The Reprieve is a 1913 Australian melodrama film directed by W. J. Lincoln about a man on trial for killing his unfaithful wife. It is considered a lost film. Contemporary reviews were positive.

==Plot==
Richard Gannon discovers his wife Amy has been cheating on him with a man called Jim Williams and accidentally kills her in a fit of anger by pushing her over a cliff. He is arrested and sentenced to death but the judge recommends mercy and asks the Home Secretary for a reprieve.

The Home Secretary at first refuses, but when he mistakenly comes to believe that his own wife is unfaithful with a former lover, he realises how easy it would have been to kill her.

After this, he grants a reprieve for Gannon and resolves to show his wife more affection.

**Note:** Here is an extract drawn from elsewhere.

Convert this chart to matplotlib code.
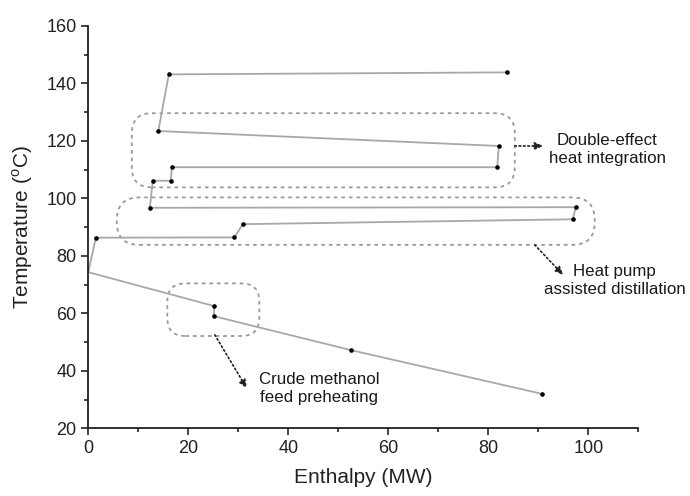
import numpy as np
import matplotlib
matplotlib.use('Agg')
import matplotlib.pyplot as plt
from matplotlib.patches import FancyBboxPatch
from matplotlib.ticker import MultipleLocator

plt.rcParams['font.family'] = ['Liberation Sans', 'DejaVu Sans']
plt.rcParams['mathtext.fontset'] = 'custom'
plt.rcParams['mathtext.rm'] = 'Liberation Sans'

# composite curve (enthalpy MW, temperature C)
enthalpy = [90.7, 52.5, 25.1, 25.2, 0.0, 1.5, 29.2, 30.9, 96.9, 97.5, 12.3,
            12.9, 16.5, 16.7, 81.8, 82.1, 14.0, 16.1, 83.8]
temperature = [32.0, 47.2, 59.0, 62.5, 74.3, 86.3, 86.4, 91.0, 92.7, 96.9, 96.7,
               106.1, 106.1, 110.8, 110.8, 118.2, 123.4, 143.1, 143.8]
has_marker = [True] * len(enthalpy)
has_marker[4] = False

# highlighted regions: (x0, x1, y0, y1, radius)
boxes = [(8.7, 85.3, 103.8, 129.6, 4.0),
         (5.7, 101.3, 83.8, 100.3, 4.5),
         (15.8, 34.2, 52.1, 70.4, 3.6)]

labels = ['Double-effect\nheat integration',
          'Heat pump\nassisted distillation',
          'Crude methanol\nfeed preheating']
arrow_from = [(85.3, 118.2), (89.3, 83.8), (25.3, 52.5)]
arrow_to = [(91.0, 118.2), (95.0, 73.3), (31.7, 33.9)]
label_pos = [(103.8, 117.0), (105.3, 71.4), (46.1, 33.8)]

fig = plt.figure(figsize=(6.9, 4.96), dpi=100)
ax = fig.add_axes([0.128, 0.1365, 0.797, 0.8115])

ax.plot(enthalpy, temperature, color='#a8a8a8', lw=1.3, zorder=2)
mx = [e for e, m in zip(enthalpy, has_marker) if m]
my = [t for t, m in zip(temperature, has_marker) if m]
ax.plot(mx, my, 'o', color='black', ms=2.3, zorder=3)

aspect = 5.0 / 2.875
for x0, x1, y0, y1, r in boxes:
    p = FancyBboxPatch((x0, y0), x1 - x0, y1 - y0,
                       boxstyle='round,pad=0,rounding_size=%g' % r,
                       mutation_aspect=aspect, fill=False,
                       edgecolor='#999999', lw=1.3, linestyle=(0, (2, 2.2)),
                       zorder=1)
    ax.add_patch(p)

for (sx, sy), (ex, ey) in zip(arrow_from, arrow_to):
    ax.annotate('', xy=(ex, ey), xytext=(sx, sy),
                arrowprops=dict(arrowstyle='-|>,head_length=0.5,head_width=0.22',
                                color='#222222', lw=1.2,
                                linestyle=(0, (1, 1.6)), shrinkA=0, shrinkB=0),
                annotation_clip=False)

for txt, (tx, ty) in zip(labels, label_pos):
    ax.text(tx, ty, txt, ha='center', va='center', fontsize=12.2,
            linespacing=1.3, color='#1a1a1a', clip_on=False)

ax.set_xlim(0, 110)
ax.set_ylim(20, 160)
ax.xaxis.set_minor_locator(MultipleLocator(10))
ax.yaxis.set_major_locator(MultipleLocator(20))
ax.yaxis.set_minor_locator(MultipleLocator(10))
ax.set_xticks([0, 20, 40, 60, 80, 100])
ax.spines['top'].set_visible(False)
ax.spines['right'].set_visible(False)
for s in ['left', 'bottom']:
    ax.spines[s].set_linewidth(1.3)
    ax.spines[s].set_color('#222222')
ax.tick_params(which='major', length=5, width=1.2, labelsize=13, direction='out', colors='#222222')
ax.tick_params(which='minor', length=3, width=1.2, direction='out', colors='#222222')

ax.set_xlabel('Enthalpy (MW)', fontsize=15, color='#222222', labelpad=8)
ax.set_ylabel(r'Temperature ($^{\mathrm{o}}$C)', fontsize=15, color='#222222', labelpad=8)

fig.savefig('out.png', dpi=100)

The chapter headings were:
- Condemned to Death.
- The Power of Love.
- Leave my House, you Scoundrel.
- Should a faithless woman be destroyed.
- I have killed Her.
- The Vigil of the Night.
- A story that will hold you spell-bound.
- You are no better than Richard Gannon, the man you refuse to reprieve.

==Cast==
- Roy Redgrave
- Beryl Bryant
- Godfrey Cass
- George Bryant
- Tom Cannam
- Violet Grey
- Ward Lyons
- Charles Wheeler
- John Brunton
- Jessie Brown

==Production==
The film was the fifth production from Lincoln Cass.